We store our monthly car repair savings, our Christmas savings, and a couple of other small things we save for in that overdraft protection savings account, so every month it builds a little a bit.

If we get too far off track by overspending too much and draining this savings, we’ll call a spending moratorium for a while and try to make it up.

Anybody got an improvement on this idea?

Leave a comment.

5 Responses to “Best Practice #3 – Emergency Fund covers a multitude of sins”

  1. heidimcguire Says:

    I am so grateful for this series and anxious for each message on Sunday as well as the practical strategies session on the 21st! The blog is a great extra. Thanks, Pastor Dave!

  2. dbreid Says:

    Heidi,
    Thank you for reading and for the kind comments. The 21st will be fun. I look forward to learning from you guys, too. Have a great week!

  3. David Thornton Says:

    Here is a short entry from my blog a couple of months ago. It contains some tips on saving money, which can then be used for an emergency fund.

    TIPS FOR CREATING EXTRA ROOM IN YOUR BUDGET

    With gas prices rising, many American families are starting to feel a financial pinch. My family and I have experienced a pinch for several years now due to layoffs and slow growth in the airline industry (I made less than $15,000 in 2005). We have learned several lessons about how save money.

    First, take a close look at your spending. Most of us spend a lot of money on things that we don’t really need. For example, do you really need a fancy new cellphone for $200 when you can get a free one? Do you really need all those extra cable channels? My cable company offers a minimum package of network channels for about $8 per month, a savings of $45 over the next package. Buying bottled water and $3 coffees also adds up quickly and is not necessary. Go to the library instead of Blockbuster and the bookstore. Most of us can find some areas where we can trim the fat.

    Cars cost Americans a lot of money. Keep your old car after it is paid off. This will free up the amount of your car payment ($300-500), but that is not all. With your car paid off, you can reduce your insurance and drop the expensive collision coverage, saving more money. By shopping around for gas, you can also save money. Visit http://autos.msn.com/everyday/gasstations.aspx?zip=& src=Netx to check gas prices in your neighborhood.

    Another great source of savings is eating at home. A typical restaurant restaurant meal for my family of three is at least $15, even at a fast food restaurant. Multiply that by several times per week and it adds up quickly. Clip coupons for what you need and browse local supermarket sale papers. Many neighborhoods have a discount grocery store, such as Sav-A-Lot. Also, buy generic brands of food. The generic brands meet the same FDA standards as more expensive brands. In most cases, you can’t taste the difference. In some cases, generic brands actually taste better!

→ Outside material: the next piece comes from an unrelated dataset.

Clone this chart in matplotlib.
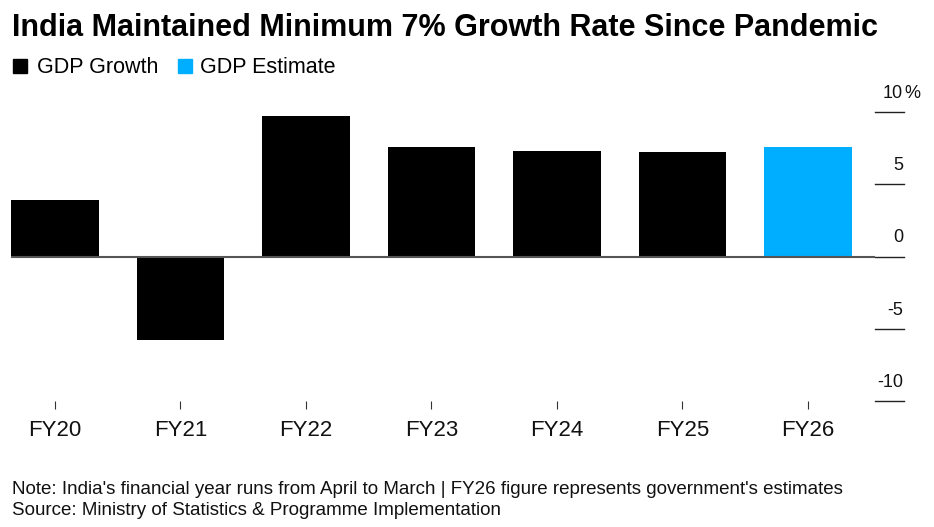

    Finally, a long term solution to solving your credit crunch is to get out of debt. It takes time, but paying off credit cards and loans will free up hundreds or thousands of dollars each month. It will also relieve the stress of wondering where your next payment is coming from. It will also enable you to start saving so that you won’t feel the pinch in the future.

    http://captainkudzu.blogspot.com/2008/06/tips-for-creating-extra-room-in-your.html

  4. Jan Scarbrough Says:

    Not possible to improve on you or Dave Ramsey! So true about money stashed away being able to cover a multitude of “Stupid Tax” as he calls it. Man, if we knew then what we know now…. Seriously you gave me an idea I hadn’t considered yet, an “extra” emergency fund hiding place. Linda and I will look into this soon. Thanks David!

  5. dbreid Says:

    Glad to help. The extra emergency fund is one of my favorite tips. We can be a certain amount of undisciplined and recover from it. If I actually have to look up the info to access the big emergency fund, it’s like going to DEFCON 1…it put us on high alert!